Cauliflower-Spinach Taco Shells
Cauliflower-Spinach Taco Shells are a nutritious and gluten-free alternative to traditional taco shells, made from a blend of finely processed cauliflower, fresh spinach, and eggs, bound together and baked into a pliable shell. These vibrant green shells are low in carbs, packed with fiber, and subtly flavored, making them an excellent base for a variety of taco fillings. Their light texture and wholesome ingredients appeal to those seeking a healthier twist on classic tacos.
Ingredients:
1 medium head of cauliflower (about 4 cups, riced)
2 cups fresh spinach, chopped finely
2 large eggs
½ cup grated Parmesan cheese
1 teaspoon garlic powder
Salt and pepper, to taste
Cooking spray or oil, for greasing
Instructions:
Prepare the Cauliflower:
Preheat your oven to 375°F (190°C) and line a baking sheet with parchment paper or grease it lightly.
Rice the cauliflower by chopping it into florets and pulsing in a food processor until it resembles fine crumbs.

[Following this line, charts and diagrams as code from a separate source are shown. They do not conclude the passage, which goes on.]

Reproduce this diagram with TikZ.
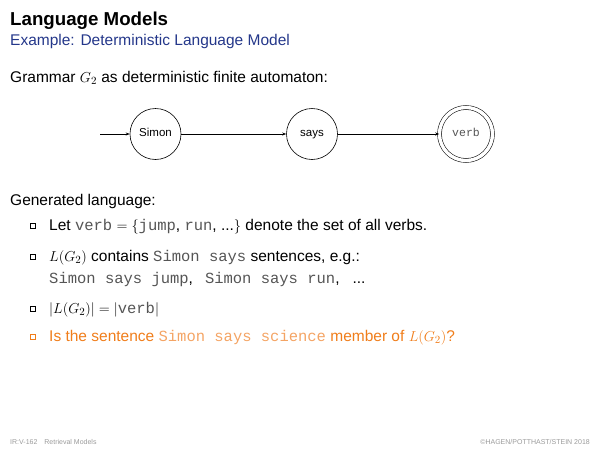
\documentclass[tikz,border=0pt]{standalone}
\usepackage{fontspec}
\setmainfont{Liberation Sans}
\setsansfont{Liberation Sans}
\setmonofont{Liberation Mono}
\usetikzlibrary{arrows.meta,shadows}
\definecolor{subblue}{HTML}{24378A}
\definecolor{monogray}{HTML}{555555}
\definecolor{hlorange}{HTML}{F07D1A}
\definecolor{hlorangelight}{HTML}{F4A464}
\definecolor{footgray}{HTML}{9A9A9A}
\newcommand{\mtt}[1]{{\color{monogray}\texttt{#1}}}
\newcommand{\ott}[1]{{\color{hlorangelight}\texttt{#1}}}
\begin{document}
\begin{tikzpicture}[x=1pt,y=-1pt,
  txt/.style={anchor=base west,inner sep=0pt,font=\fontsize{15.5}{18}\selectfont},
  state/.style={draw,circle,minimum size=51pt,inner sep=0pt,text height=8pt,text depth=2.5pt,anchor=center,font=\fontsize{11.5}{13}\selectfont,line width=0.6pt},
  accstate/.style={state,double,double distance=3.4pt,minimum size=53pt,line width=0.55pt},
  trans/.style={draw,line width=0.6pt,-{Stealth[length=4pt,width=3pt]}},
  bul/.style={draw,line width=0.5pt,minimum size=4.8pt,inner sep=0pt,fill=white,
    drop shadow={shadow xshift=0.7pt,shadow yshift=-0.7pt,opacity=1,fill=black!65}},
  obul/.style={draw=hlorange,line width=0.5pt,minimum size=4.8pt,inner sep=0pt,fill=white,
    drop shadow={shadow xshift=0.7pt,shadow yshift=-0.7pt,opacity=1,fill=hlorange}},
  foot/.style={anchor=base west,inner sep=0pt,font=\fontsize{7}{8}\selectfont,text=footgray}]
\useasboundingbox (0,0) rectangle (600,450);
% title
\node[anchor=base west,inner sep=0pt,font=\fontsize{18.7}{21}\selectfont\bfseries] (title) at (10,25) {Language Models};
\node[anchor=base west,inner sep=0pt,font=\fontsize{15.5}{18}\selectfont,text=subblue] (sub) at (10,45) {Example: Deterministic Language Model};
% intro
\node[txt] (intro) at (10,82) {Grammar $G_2$ as deterministic finite automaton:};
% automaton
\coordinate (start) at (100,134);
\node[state] (simon) at (155.5,134) {Simon};
\node[state] (says) at (312,134) {says};
\node[accstate] (verb) at (466,134) {\mtt{verb}};
\draw[trans] (start) -- (simon);
\draw[trans] (simon) -- (says);
\draw[trans] (says) -- (verb);
% generated language
\node[txt] (gen) at (10,205) {Generated language:};
\node[bul] (b1) at (33,226) {};
\node[txt] (l1) at (49,230) {Let \mtt{verb} $=\{$\mtt{jump}, \mtt{run}, ...$\}$ denote the set of all verbs.};
\node[bul] (b2) at (33,257) {};
\node[txt] (l2) at (49,261) {$L(G_2)$ contains \mtt{Simon says} sentences, e.g.:};
\node[txt] (l2b) at (49,283) {\mtt{Simon says jump},\hspace{12pt}\mtt{Simon says run},\hspace{13pt}...};
\node[bul] (b3) at (33,309) {};
\node[txt] (l3) at (49,313) {$|L(G_2)| = |\mtt{verb}|$};
\node[obul] (b4) at (33,337) {};
\node[txt,text=hlorange] (l4) at (49,341) {Is the sentence \ott{Simon says science} member of $L(G_2)$?};
% footer
\node[foot] (f1) at (10,444) {IR:V-162\quad Retrieval Models};
\node[foot,anchor=base east] (f2) at (590,444) {\textcopyright HAGEN/POTTHAST/STEIN 2018};
\end{tikzpicture}
\end{document}
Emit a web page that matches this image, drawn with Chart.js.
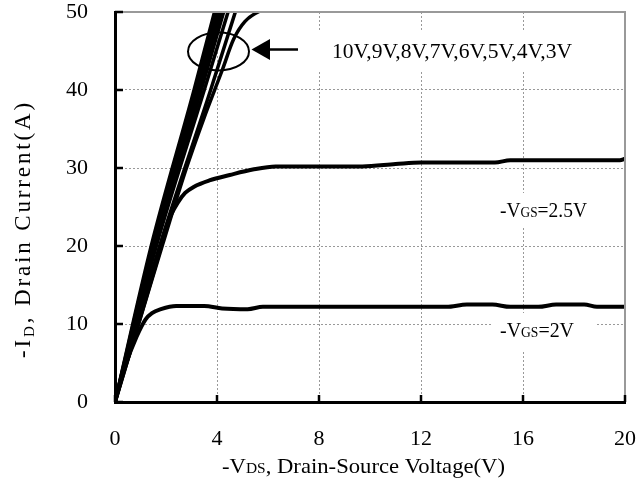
<!DOCTYPE html>
<html>
<head>
<meta charset="utf-8">
<script src="https://cdn.jsdelivr.net/npm/chart.js@4.4.0/dist/chart.umd.min.js"></script>
<style>
  html, body { margin: 0; padding: 0; background: #fff; }
</style>
</head>
<body>
<canvas id="chart" width="638" height="479"></canvas>
<script>
// axis ticks
var xTicks = [0, 4, 8, 12, 16, 20];
var yTicks = [0, 10, 20, 30, 40, 50];

// -VGS = 2V
var vds2 = [0, 0.4, 0.85, 1.2, 1.45, 1.8, 2.4, 3.5, 4.2, 5.2, 5.8, 7, 9, 11, 13, 13.8, 14.8, 15.5, 16.6, 17.3, 18.4, 18.9, 20];
var id2  = [0, 4.6, 8.4, 10.6, 11.4, 11.9, 12.3, 12.3, 12.0, 11.9, 12.2, 12.2, 12.2, 12.2, 12.2, 12.5, 12.5, 12.2, 12.2, 12.5, 12.5, 12.2, 12.2];

// -VGS = 2.5V
var vds25 = [0, 0.8, 1.2, 1.65, 2.0, 2.2, 2.45, 2.75, 3.1, 3.7, 4.5, 5.4, 6.3, 7, 9.7, 11, 12, 14.9, 15.5, 19.8, 20];
var id25  = [0, 8.8, 13.2, 18.2, 22.3, 24.0, 25.5, 26.8, 27.6, 28.4, 29.1, 29.8, 30.2, 30.2, 30.2, 30.5, 30.7, 30.7, 31.0, 31.0, 31.2];

// -VGS = 3V
var vds3 = [0, 1, 1.85, 2.75, 3.5, 4.2, 4.65, 5.1, 5.8, 6.5];
var id3  = [0, 10.8, 20, 29.5, 36.5, 42.5, 46.5, 48.8, 50.3, 51];

// -VGS = 4V .. 10V (nearly linear, run off the top)
var idSteep = [0, 20, 40, 55];
var vds4  = [0, 1.75, 3.75, 5.2];
var vds5  = [0, 1.62, 3.5, 4.9];
var vds6  = [0, 1.57, 3.38, 4.7];
var vds7  = [0, 1.53, 3.3, 4.6];
var vds8  = [0, 1.5, 3.24, 4.5];
var vds9  = [0, 1.46, 3.17, 4.4];
var vds10 = [0, 1.42, 3.1, 4.3];

var F = "'Liberation Serif', 'Times New Roman', serif";

function pts(xs, ys) {
  return xs.map(function (x, i) { return { x: x, y: ys[i] }; });
}

function curve(label, xs, ys, w) {
  return {
    label: label,
    data: pts(xs, ys),
    borderColor: '#000',
    borderWidth: w,
    pointRadius: 0,
    cubicInterpolationMode: 'monotone',
    clip: 0
  };
}

// draw text made of pieces [text, size, dy], fitted to a target width
// spread: use letter spacing instead of stretching the glyphs
function rich(ctx, parts, x, y, width, spread) {
  var w = 0, n = 0;
  parts.forEach(function (p) {
    ctx.font = p[1] + 'px ' + F;
    w += ctx.measureText(p[0]).width;
    n += p[0].length;
  });
  ctx.save();
  ctx.translate(x, y);
  var gap = 0;
  if (width && spread && 'letterSpacing' in ctx) {
    gap = (width - w) / n;
    ctx.letterSpacing = gap + 'px';
  } else if (width) {
    ctx.scale(width / w, 1);
  }
  var cx = 0;
  ctx.textAlign = 'left';
  ctx.textBaseline = 'alphabetic';
  parts.forEach(function (p) {
    ctx.font = p[1] + 'px ' + F;
    ctx.fillText(p[0], cx, p[2] || 0);
    cx += ctx.measureText(p[0]).width + (ctx.letterSpacing ? 0 : 0);
  });
  ctx.restore();
}

var decor = {
  id: 'decor',
  beforeDatasetsDraw: function (chart) {
    var ctx = chart.ctx;
    ctx.save();
    ctx.fillStyle = '#fff';
    ctx.fillRect(310, 32, 290, 38);
    ctx.fillRect(493, 193, 104, 35);
    ctx.fillRect(493, 313, 104, 39);
    ctx.fillStyle = '#000';
    rich(ctx, [['10V,9V,8V,7V,6V,5V,4V,3V', 22]], 332, 58, 240);
    rich(ctx, [['-V', 22], ['GS', 15], ['=2.5V', 22]], 500, 217, 87);
    rich(ctx, [['-V', 22], ['GS', 15], ['=2V', 22]], 500, 337, 74);
    ctx.restore();
  },
  afterDatasetsDraw: function (chart) {
    var ctx = chart.ctx;
    var a = chart.chartArea;
    var xs = chart.scales.x, ys = chart.scales.y;
    ctx.save();
    // top and right frame
    ctx.strokeStyle = '#999';
    ctx.lineWidth = 2;
    ctx.beginPath();
    ctx.moveTo(a.left, a.top);
    ctx.lineTo(a.right, a.top);
    ctx.lineTo(a.right, a.bottom);
    ctx.stroke();
    // inward ticks
    ctx.strokeStyle = '#000';
    ctx.lineWidth = 2.5;
    ctx.beginPath();
    yTicks.forEach(function (v) {
      var py = ys.getPixelForValue(v);
      ctx.moveTo(a.left, py);
      ctx.lineTo(a.left + 8, py);
    });
    xTicks.forEach(function (v) {
      var px = xs.getPixelForValue(v);
      ctx.moveTo(px, a.bottom);
      ctx.lineTo(px, a.bottom - 7);
    });
    ctx.stroke();
    // ellipse round the bundle and arrow
    ctx.lineWidth = 2;
    ctx.beginPath();
    ctx.ellipse(218.5, 51.5, 30.5, 19, 0, 0, Math.PI * 2);
    ctx.stroke();
    ctx.lineWidth = 2.5;
    ctx.beginPath();
    ctx.moveTo(298, 49.5);
    ctx.lineTo(266, 49.5);
    ctx.stroke();
    ctx.fillStyle = '#000';
    ctx.beginPath();
    ctx.moveTo(251.5, 49.5);
    ctx.lineTo(270, 39);
    ctx.lineTo(270, 60);
    ctx.closePath();
    ctx.fill();
    // axis titles
    rich(ctx, [['-V', 22], ['DS', 15], [', Drain-Source Voltage(V)', 22]], 222, 473, 283);
    ctx.translate(30, 358);
    ctx.rotate(-Math.PI / 2);
    rich(ctx, [['-I', 23], ['D', 15, 4], [', Drain Current(A)', 23]], 0, 0, 258, true);
    ctx.restore();
  }
};

var ctx = document.getElementById('chart');

var chart = new Chart(ctx, {
  type: 'line',
  data: {
    datasets: [
      curve('-VGS=2V', vds2, id2, 4),
      curve('-VGS=2.5V', vds25, id25, 4),
      curve('-VGS=3V', vds3, id3, 3.5),
      curve('-VGS=4V', vds4, idSteep, 3.5),
      curve('-VGS=5V', vds5, idSteep, 3.5),
      curve('-VGS=6V', vds6, idSteep, 3.5),
      curve('-VGS=7V', vds7, idSteep, 3.5),
      curve('-VGS=8V', vds8, idSteep, 3.5),
      curve('-VGS=9V', vds9, idSteep, 3.5),
      curve('-VGS=10V', vds10, idSteep, 3.5)
    ]
  },
  options: {
    responsive: false,
    animation: false,
    devicePixelRatio: 1,
    layout: { padding: { left: 0, right: 13, top: 12, bottom: 0 } },
    plugins: {
      legend: { display: false },
      tooltip: { enabled: false }
    },
    scales: {
      x: {
        type: 'linear',
        min: 0,
        max: 20,
        afterBuildTicks: function (s) { s.ticks = xTicks.map(function (v) { return { value: v }; }); },
        afterFit: function (s) { s.height = 77; s.paddingLeft = 0; s.paddingRight = 0; },
        grid: { color: '#999', lineWidth: 1, drawTicks: false },
        border: { color: '#000', width: 3, dash: [2, 2] },
        ticks: { color: '#000', padding: 26, maxRotation: 0, font: { family: F, size: 22, lineHeight: 1 } }
      },
      y: {
        type: 'linear',
        min: 0,
        max: 50,
        afterBuildTicks: function (s) { s.ticks = yTicks.map(function (v) { return { value: v }; }); },
        afterFit: function (s) { s.width = 115; s.paddingTop = 0; s.paddingBottom = 0; },
        grid: { color: '#999', lineWidth: 1, drawTicks: false },
        border: { color: '#000', width: 3, dash: [2, 2] },
        ticks: { color: '#000', padding: 27, font: { family: F, size: 22, lineHeight: 1 } }
      }
    }
  },
  plugins: [decor]
});
</script>
</body>
</html>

Place the riced cauliflower in a microwave-safe bowl and microwave for 5–6 minutes until softened. Let it cool slightly, then transfer to a clean kitchen towel and wring out as much moisture as possible.
Combine Ingredients:
In a large bowl, mix the drained cauliflower rice, chopped spinach, eggs, Parmesan cheese, garlic powder, salt, and pepper. Stir until well combined.
Shape the Taco Shells:
Scoop about 3 tablespoons of the mixture onto the prepared baking sheet and flatten into a circle about 5–6 inches in diameter. Repeat with the remaining mixture, spacing the shells evenly on the sheet.
Bake the Shells:
Bake in the preheated oven for 15–20 minutes or until the shells are golden and firm. Flip them over gently and bake for an additional 5–7 minutes.
Cool and Serve:
Let the taco shells cool for a few minutes before carefully removing them from the parchment. Use them as taco shells, sandwich wraps, or flatbreads.